*Listed records*
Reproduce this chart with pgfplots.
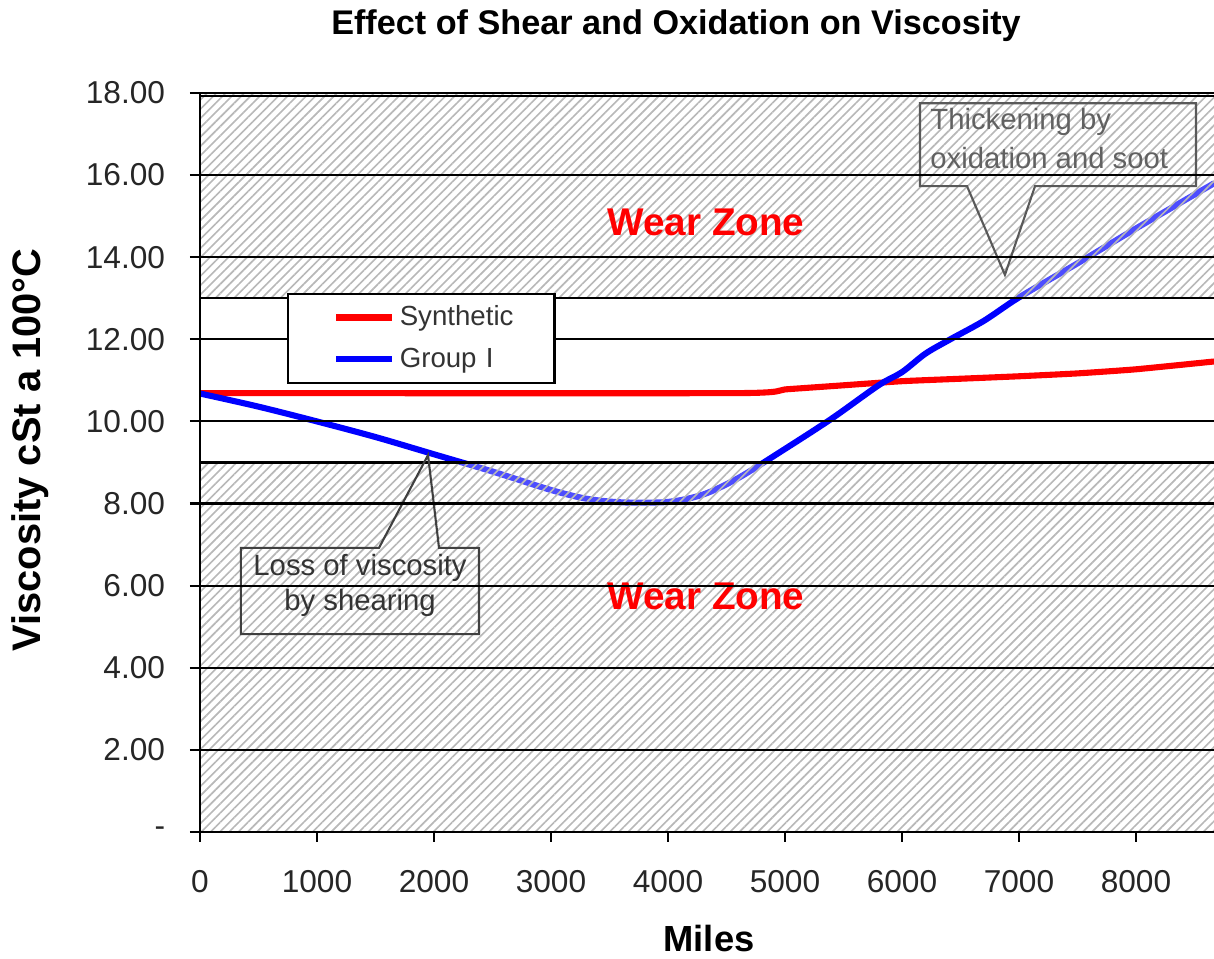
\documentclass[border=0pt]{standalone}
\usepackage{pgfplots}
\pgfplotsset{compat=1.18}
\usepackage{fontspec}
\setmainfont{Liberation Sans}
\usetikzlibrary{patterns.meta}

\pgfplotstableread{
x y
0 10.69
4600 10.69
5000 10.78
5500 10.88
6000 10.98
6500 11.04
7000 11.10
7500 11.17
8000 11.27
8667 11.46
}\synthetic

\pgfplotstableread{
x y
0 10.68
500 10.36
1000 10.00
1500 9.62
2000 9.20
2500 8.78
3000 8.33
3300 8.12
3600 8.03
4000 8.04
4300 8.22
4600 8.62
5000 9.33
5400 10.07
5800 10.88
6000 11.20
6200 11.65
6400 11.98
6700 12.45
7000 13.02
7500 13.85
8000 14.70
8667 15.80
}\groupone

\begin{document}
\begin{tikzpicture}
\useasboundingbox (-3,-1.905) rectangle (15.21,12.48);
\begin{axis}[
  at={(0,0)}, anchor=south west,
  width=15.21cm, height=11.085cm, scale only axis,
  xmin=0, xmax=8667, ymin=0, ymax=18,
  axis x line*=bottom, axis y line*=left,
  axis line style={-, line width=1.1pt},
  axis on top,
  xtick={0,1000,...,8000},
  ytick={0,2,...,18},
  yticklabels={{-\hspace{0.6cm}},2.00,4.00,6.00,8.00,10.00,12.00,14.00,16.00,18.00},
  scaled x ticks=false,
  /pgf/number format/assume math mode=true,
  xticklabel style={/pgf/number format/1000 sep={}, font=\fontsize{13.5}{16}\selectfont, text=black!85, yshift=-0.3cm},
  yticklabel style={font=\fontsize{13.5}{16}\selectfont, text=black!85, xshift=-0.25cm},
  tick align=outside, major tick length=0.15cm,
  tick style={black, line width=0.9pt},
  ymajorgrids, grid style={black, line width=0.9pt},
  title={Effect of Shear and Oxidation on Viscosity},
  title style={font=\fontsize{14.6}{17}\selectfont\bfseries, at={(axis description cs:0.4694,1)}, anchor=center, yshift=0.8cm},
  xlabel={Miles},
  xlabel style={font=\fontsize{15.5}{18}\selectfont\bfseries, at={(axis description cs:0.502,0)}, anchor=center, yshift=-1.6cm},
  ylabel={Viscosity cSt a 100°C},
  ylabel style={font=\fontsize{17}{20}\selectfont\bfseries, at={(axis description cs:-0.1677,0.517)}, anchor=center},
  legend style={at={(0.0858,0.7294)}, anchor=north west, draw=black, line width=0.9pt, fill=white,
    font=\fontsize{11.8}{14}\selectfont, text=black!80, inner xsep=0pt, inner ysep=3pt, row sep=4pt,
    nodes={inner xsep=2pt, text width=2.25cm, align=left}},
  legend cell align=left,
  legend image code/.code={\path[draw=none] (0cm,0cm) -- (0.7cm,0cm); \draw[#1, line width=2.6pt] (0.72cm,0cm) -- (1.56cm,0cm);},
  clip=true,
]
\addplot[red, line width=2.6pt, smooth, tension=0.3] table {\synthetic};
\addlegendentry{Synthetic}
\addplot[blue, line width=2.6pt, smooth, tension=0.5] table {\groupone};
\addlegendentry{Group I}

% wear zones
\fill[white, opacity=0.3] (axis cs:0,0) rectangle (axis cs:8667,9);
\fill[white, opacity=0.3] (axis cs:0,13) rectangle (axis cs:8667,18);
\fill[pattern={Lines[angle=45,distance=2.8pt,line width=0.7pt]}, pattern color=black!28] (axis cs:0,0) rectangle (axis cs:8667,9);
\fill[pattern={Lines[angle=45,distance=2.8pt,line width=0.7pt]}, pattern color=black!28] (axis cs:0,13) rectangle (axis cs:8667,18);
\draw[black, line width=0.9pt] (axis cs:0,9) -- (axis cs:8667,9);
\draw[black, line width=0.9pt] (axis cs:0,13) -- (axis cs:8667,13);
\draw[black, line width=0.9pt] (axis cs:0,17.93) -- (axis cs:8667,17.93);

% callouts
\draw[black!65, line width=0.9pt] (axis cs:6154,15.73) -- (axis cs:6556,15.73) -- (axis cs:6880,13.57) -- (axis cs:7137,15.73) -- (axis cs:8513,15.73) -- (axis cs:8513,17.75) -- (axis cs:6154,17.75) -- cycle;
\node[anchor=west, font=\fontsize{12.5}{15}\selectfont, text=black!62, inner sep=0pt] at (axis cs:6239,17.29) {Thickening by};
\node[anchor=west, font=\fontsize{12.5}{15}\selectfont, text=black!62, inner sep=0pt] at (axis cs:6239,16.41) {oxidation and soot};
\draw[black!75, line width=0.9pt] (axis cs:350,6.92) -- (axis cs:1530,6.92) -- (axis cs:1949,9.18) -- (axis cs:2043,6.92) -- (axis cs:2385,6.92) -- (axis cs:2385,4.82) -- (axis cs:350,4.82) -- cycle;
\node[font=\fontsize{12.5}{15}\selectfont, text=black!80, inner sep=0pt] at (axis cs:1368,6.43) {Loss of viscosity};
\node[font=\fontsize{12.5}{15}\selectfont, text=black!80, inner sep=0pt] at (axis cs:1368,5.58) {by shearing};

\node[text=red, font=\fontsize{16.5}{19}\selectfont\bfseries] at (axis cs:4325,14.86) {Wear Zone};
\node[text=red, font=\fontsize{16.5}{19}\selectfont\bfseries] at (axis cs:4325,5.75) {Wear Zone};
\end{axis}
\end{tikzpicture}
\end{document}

==

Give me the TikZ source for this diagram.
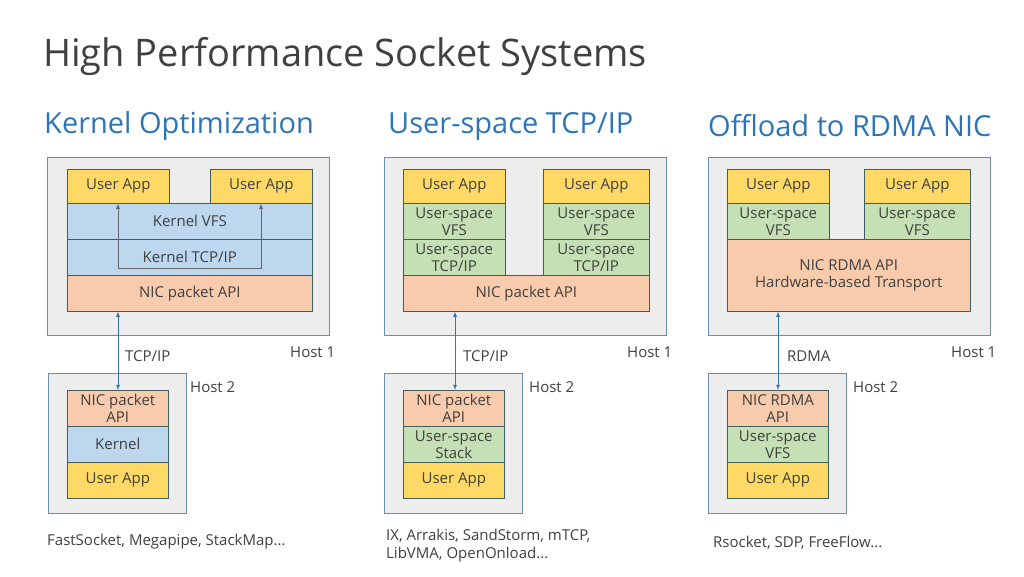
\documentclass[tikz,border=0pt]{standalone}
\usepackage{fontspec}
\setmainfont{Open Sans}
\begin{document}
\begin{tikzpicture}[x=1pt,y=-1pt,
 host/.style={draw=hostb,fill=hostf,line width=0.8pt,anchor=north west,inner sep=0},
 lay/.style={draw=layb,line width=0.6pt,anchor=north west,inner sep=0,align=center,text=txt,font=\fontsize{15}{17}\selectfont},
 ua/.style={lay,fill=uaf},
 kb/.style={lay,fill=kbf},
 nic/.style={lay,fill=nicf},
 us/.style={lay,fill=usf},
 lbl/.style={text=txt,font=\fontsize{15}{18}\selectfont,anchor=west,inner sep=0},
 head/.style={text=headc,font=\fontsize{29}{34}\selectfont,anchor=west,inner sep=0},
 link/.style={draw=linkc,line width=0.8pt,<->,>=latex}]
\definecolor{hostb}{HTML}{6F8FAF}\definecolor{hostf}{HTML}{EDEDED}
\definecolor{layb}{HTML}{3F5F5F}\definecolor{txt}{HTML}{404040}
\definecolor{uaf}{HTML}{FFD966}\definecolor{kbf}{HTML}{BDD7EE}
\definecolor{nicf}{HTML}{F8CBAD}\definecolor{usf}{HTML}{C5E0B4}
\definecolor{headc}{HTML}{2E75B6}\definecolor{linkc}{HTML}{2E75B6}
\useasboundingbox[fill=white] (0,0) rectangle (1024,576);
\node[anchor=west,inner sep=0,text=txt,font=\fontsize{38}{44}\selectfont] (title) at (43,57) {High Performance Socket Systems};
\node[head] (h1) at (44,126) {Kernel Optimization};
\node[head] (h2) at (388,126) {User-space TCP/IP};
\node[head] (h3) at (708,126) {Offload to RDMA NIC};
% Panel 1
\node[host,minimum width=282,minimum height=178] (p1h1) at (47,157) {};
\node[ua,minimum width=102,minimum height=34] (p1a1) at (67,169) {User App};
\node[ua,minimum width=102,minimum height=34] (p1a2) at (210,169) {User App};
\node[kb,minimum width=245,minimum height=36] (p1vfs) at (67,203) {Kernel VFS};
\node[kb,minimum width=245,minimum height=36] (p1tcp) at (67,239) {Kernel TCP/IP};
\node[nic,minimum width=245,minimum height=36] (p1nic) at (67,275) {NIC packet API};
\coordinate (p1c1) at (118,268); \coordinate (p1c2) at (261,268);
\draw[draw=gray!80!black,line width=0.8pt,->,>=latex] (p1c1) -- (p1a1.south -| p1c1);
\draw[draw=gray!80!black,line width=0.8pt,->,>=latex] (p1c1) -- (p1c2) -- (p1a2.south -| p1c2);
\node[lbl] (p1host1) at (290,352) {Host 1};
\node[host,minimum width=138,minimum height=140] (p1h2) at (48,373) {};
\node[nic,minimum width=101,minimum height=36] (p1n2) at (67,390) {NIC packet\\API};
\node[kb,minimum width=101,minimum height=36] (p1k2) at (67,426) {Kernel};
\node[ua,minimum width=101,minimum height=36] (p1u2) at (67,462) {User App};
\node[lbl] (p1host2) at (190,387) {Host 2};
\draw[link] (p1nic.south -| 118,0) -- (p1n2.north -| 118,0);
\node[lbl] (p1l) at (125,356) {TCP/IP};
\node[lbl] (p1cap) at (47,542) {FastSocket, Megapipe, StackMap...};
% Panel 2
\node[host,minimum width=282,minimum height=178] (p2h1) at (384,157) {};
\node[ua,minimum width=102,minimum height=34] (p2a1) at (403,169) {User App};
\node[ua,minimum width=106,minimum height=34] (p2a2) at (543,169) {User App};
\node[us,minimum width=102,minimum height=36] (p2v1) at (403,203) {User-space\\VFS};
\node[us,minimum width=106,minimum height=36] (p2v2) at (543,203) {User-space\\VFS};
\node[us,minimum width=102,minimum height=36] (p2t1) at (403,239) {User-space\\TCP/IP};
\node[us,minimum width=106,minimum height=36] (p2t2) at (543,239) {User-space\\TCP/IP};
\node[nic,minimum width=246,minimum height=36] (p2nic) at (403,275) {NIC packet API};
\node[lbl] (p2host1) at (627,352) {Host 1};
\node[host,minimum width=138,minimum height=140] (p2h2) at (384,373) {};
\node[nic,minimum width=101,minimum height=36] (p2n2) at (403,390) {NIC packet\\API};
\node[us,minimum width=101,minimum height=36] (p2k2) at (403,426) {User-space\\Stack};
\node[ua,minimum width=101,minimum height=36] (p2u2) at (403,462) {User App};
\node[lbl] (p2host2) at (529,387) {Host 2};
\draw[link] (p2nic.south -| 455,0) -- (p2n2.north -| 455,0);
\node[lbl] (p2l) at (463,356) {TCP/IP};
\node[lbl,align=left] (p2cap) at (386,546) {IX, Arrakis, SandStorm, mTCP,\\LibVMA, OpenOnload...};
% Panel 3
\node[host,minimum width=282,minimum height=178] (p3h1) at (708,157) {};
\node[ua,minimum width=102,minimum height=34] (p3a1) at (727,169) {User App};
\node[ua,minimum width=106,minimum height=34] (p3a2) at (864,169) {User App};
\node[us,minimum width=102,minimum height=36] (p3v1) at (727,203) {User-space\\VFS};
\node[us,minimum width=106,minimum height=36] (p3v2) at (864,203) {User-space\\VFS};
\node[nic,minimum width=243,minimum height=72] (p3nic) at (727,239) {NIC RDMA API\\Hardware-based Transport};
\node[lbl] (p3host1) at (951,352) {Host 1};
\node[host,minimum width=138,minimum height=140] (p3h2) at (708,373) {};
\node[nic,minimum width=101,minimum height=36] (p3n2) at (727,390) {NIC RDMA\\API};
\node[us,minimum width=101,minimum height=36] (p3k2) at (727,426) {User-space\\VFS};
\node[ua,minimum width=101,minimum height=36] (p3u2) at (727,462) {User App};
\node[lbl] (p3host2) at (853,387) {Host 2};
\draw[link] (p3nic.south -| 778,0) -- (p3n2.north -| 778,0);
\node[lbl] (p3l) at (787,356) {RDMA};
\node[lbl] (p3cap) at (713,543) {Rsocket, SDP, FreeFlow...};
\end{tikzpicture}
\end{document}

*Task brief*
Using the entries above, tally how many lines have the word "this" in them; write the number and nothing more.

*Output below*
2